### STATED PROBLEM
Return the full listing exactly as it is written.

(Plotting code records)
--- Start ---

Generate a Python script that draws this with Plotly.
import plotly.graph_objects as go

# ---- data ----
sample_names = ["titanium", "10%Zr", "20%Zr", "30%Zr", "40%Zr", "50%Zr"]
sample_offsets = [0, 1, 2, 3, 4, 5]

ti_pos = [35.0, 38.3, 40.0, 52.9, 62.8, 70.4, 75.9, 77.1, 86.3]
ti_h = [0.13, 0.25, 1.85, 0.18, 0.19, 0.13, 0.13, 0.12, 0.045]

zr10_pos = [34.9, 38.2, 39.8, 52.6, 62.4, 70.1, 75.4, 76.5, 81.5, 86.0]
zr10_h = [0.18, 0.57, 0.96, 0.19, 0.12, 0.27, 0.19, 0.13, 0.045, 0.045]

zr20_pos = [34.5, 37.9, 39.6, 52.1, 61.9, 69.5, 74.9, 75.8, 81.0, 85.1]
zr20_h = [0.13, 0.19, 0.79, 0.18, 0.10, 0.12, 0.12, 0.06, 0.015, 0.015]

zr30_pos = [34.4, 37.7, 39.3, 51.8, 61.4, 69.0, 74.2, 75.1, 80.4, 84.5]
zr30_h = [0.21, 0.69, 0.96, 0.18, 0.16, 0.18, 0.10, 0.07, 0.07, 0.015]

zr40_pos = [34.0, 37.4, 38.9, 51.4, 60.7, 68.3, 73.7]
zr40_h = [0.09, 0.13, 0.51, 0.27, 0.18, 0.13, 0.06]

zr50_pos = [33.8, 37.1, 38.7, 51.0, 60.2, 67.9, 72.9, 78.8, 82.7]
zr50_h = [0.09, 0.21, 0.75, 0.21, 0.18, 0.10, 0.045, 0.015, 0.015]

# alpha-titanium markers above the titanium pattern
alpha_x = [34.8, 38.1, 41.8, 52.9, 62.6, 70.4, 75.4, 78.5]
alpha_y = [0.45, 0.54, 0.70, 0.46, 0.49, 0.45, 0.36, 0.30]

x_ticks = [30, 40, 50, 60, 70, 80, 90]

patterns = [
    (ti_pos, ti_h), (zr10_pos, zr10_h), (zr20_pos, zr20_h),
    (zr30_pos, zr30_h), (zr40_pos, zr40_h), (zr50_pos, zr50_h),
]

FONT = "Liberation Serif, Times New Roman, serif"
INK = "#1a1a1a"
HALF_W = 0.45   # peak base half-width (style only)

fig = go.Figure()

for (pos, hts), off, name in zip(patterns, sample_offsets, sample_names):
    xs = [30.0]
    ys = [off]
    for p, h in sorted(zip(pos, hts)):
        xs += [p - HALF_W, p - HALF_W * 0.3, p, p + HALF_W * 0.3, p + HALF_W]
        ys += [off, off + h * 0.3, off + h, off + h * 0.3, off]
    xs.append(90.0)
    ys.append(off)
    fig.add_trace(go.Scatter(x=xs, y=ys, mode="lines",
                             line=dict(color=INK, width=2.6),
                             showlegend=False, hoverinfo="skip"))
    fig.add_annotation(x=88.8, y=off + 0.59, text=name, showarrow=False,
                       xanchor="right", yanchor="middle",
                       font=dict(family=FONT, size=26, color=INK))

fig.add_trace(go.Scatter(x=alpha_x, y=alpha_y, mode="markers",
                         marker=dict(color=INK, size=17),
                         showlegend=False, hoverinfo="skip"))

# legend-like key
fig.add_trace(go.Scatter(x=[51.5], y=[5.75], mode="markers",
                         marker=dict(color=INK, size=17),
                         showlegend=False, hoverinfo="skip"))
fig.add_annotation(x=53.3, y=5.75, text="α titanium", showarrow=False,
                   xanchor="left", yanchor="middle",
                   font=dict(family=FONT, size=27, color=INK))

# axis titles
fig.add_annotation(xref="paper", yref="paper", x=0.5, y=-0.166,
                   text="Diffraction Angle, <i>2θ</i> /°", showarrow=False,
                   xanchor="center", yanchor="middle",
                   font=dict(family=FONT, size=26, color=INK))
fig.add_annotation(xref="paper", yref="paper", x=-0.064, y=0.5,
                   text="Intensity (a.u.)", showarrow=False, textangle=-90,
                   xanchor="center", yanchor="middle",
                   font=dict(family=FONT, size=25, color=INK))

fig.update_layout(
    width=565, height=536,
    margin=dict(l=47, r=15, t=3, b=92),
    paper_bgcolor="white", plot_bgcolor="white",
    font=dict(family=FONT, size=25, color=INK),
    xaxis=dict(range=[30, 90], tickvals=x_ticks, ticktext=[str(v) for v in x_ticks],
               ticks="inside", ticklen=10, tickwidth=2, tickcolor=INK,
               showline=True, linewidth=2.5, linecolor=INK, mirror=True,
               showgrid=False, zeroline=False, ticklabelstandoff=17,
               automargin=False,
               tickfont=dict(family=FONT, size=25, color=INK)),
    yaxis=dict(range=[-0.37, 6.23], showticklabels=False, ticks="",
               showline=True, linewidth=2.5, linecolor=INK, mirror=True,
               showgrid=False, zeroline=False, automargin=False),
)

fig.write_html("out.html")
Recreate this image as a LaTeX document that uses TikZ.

--- End ---

### WRITTEN ANSWER
Generate a Python script that draws this with Plotly.
import plotly.graph_objects as go

# ---- data ----
sample_names = ["titanium", "10%Zr", "20%Zr", "30%Zr", "40%Zr", "50%Zr"]
sample_offsets = [0, 1, 2, 3, 4, 5]

ti_pos = [35.0, 38.3, 40.0, 52.9, 62.8, 70.4, 75.9, 77.1, 86.3]
ti_h = [0.13, 0.25, 1.85, 0.18, 0.19, 0.13, 0.13, 0.12, 0.045]

zr10_pos = [34.9, 38.2, 39.8, 52.6, 62.4, 70.1, 75.4, 76.5, 81.5, 86.0]
zr10_h = [0.18, 0.57, 0.96, 0.19, 0.12, 0.27, 0.19, 0.13, 0.045, 0.045]

zr20_pos = [34.5, 37.9, 39.6, 52.1, 61.9, 69.5, 74.9, 75.8, 81.0, 85.1]
zr20_h = [0.13, 0.19, 0.79, 0.18, 0.10, 0.12, 0.12, 0.06, 0.015, 0.015]

zr30_pos = [34.4, 37.7, 39.3, 51.8, 61.4, 69.0, 74.2, 75.1, 80.4, 84.5]
zr30_h = [0.21, 0.69, 0.96, 0.18, 0.16, 0.18, 0.10, 0.07, 0.07, 0.015]

zr40_pos = [34.0, 37.4, 38.9, 51.4, 60.7, 68.3, 73.7]
zr40_h = [0.09, 0.13, 0.51, 0.27, 0.18, 0.13, 0.06]

zr50_pos = [33.8, 37.1, 38.7, 51.0, 60.2, 67.9, 72.9, 78.8, 82.7]
zr50_h = [0.09, 0.21, 0.75, 0.21, 0.18, 0.10, 0.045, 0.015, 0.015]

# alpha-titanium markers above the titanium pattern
alpha_x = [34.8, 38.1, 41.8, 52.9, 62.6, 70.4, 75.4, 78.5]
alpha_y = [0.45, 0.54, 0.70, 0.46, 0.49, 0.45, 0.36, 0.30]

x_ticks = [30, 40, 50, 60, 70, 80, 90]

patterns = [
    (ti_pos, ti_h), (zr10_pos, zr10_h), (zr20_pos, zr20_h),
    (zr30_pos, zr30_h), (zr40_pos, zr40_h), (zr50_pos, zr50_h),
]

FONT = "Liberation Serif, Times New Roman, serif"
INK = "#1a1a1a"
HALF_W = 0.45   # peak base half-width (style only)

fig = go.Figure()

for (pos, hts), off, name in zip(patterns, sample_offsets, sample_names):
    xs = [30.0]
    ys = [off]
    for p, h in sorted(zip(pos, hts)):
        xs += [p - HALF_W, p - HALF_W * 0.3, p, p + HALF_W * 0.3, p + HALF_W]
        ys += [off, off + h * 0.3, off + h, off + h * 0.3, off]
    xs.append(90.0)
    ys.append(off)
    fig.add_trace(go.Scatter(x=xs, y=ys, mode="lines",
                             line=dict(color=INK, width=2.6),
                             showlegend=False, hoverinfo="skip"))
    fig.add_annotation(x=88.8, y=off + 0.59, text=name, showarrow=False,
                       xanchor="right", yanchor="middle",
                       font=dict(family=FONT, size=26, color=INK))

fig.add_trace(go.Scatter(x=alpha_x, y=alpha_y, mode="markers",
                         marker=dict(color=INK, size=17),
                         showlegend=False, hoverinfo="skip"))

# legend-like key
fig.add_trace(go.Scatter(x=[51.5], y=[5.75], mode="markers",
                         marker=dict(color=INK, size=17),
                         showlegend=False, hoverinfo="skip"))
fig.add_annotation(x=53.3, y=5.75, text="α titanium", showarrow=False,
                   xanchor="left", yanchor="middle",
                   font=dict(family=FONT, size=27, color=INK))

# axis titles
fig.add_annotation(xref="paper", yref="paper", x=0.5, y=-0.166,
                   text="Diffraction Angle, <i>2θ</i> /°", showarrow=False,
                   xanchor="center", yanchor="middle",
                   font=dict(family=FONT, size=26, color=INK))
fig.add_annotation(xref="paper", yref="paper", x=-0.064, y=0.5,
                   text="Intensity (a.u.)", showarrow=False, textangle=-90,
                   xanchor="center", yanchor="middle",
                   font=dict(family=FONT, size=25, color=INK))

fig.update_layout(
    width=565, height=536,
    margin=dict(l=47, r=15, t=3, b=92),
    paper_bgcolor="white", plot_bgcolor="white",
    font=dict(family=FONT, size=25, color=INK),
    xaxis=dict(range=[30, 90], tickvals=x_ticks, ticktext=[str(v) for v in x_ticks],
               ticks="inside", ticklen=10, tickwidth=2, tickcolor=INK,
               showline=True, linewidth=2.5, linecolor=INK, mirror=True,
               showgrid=False, zeroline=False, ticklabelstandoff=17,
               automargin=False,
               tickfont=dict(family=FONT, size=25, color=INK)),
    yaxis=dict(range=[-0.37, 6.23], showticklabels=False, ticks="",
               showline=True, linewidth=2.5, linecolor=INK, mirror=True,
               showgrid=False, zeroline=False, automargin=False),
)

fig.write_html("out.html")
Recreate this image as a LaTeX document that uses TikZ.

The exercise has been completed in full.